When all the experts agree that urgent, costly and potentially unpopular action is required to combat global warming how can RTE justify presenting discredited opinions as informed debate?

Yours sincerely,

David Manning

Ken O’Shea, RTE Editor of Current Affairs, responded the next day:

David,

Thank you for your email re: Tuesday night’s programme. I’m sorry you disagreed with our choice of story on the night in relation to climate change. However, I disagree with some of the points you raise. First of all, it was made abundantly clear in the studio introduction to the piece that we were intentionally going to hear the other, “controversial”, side of the climate change debate. We made it very, very clear that the vast majority of international scientific opinion believes that climate chance/global warming is a deeply serious reality.

But we also said that there are some people who believe the gravity of the situation may have been overstated. Although you may not agree with that, there are a substantial number of scientific and non-scientific individuals who do not agree with the current consensus on climate change.

We said we were going to show excerpts from a controversial – and we stressed that – documentary which challenged the consensus. Throughout the excerpt, we ran a caption which made it clear that it was not a Prime Time report, but a cut-down of somebody else’s documentary.

And after that, we had a debate with an internationally known Irish scientist who vigorously and coherently challenged all aspects of the filmmakers thesis.

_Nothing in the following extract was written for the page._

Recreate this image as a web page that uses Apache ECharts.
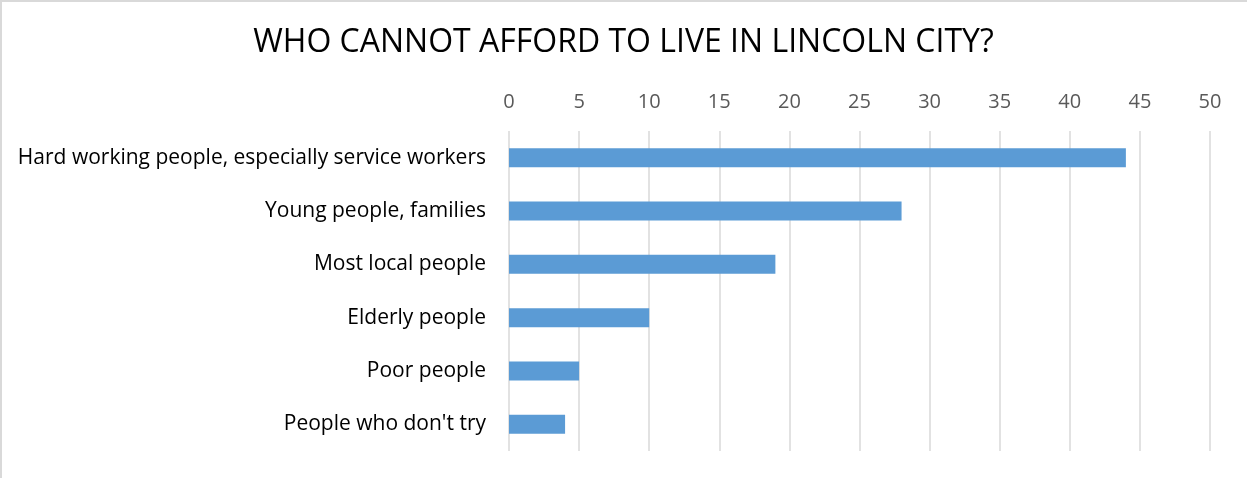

Regular viewers will know that we have extensively covered the climate change issue in recent years, investing considerable resources both and home and abroad in telling what we know to be a vital, urgent and serious issue. We have had many scientific experts – national and international – on our show talking about the gravity of the situation. For instance, a few months back we paid for a ferry (!) ticket for George Monbiot to come over from London to talk about his work.

But one of the major functions of any current affairs operation is to examine all sides of an argument and I think we should always have a little room for dissenting voices on every issue. That feeds and informs the debate. And, crucially, it allows people to make up their own minds, once they are presented with both sides of the argument.

Thanks for taking the time to write to us, audience feedback is critical to what we do.

Regards,

Ken O’Shea

To read Part 2 of this MediaShot follow this link.

* George Monbiot’s point is that projections which suggest the Arctic’s late-summer sea ice is likely to disappear almost completely towards the end of the 21st century is not just a concern for polar bears, it “is about all of us.”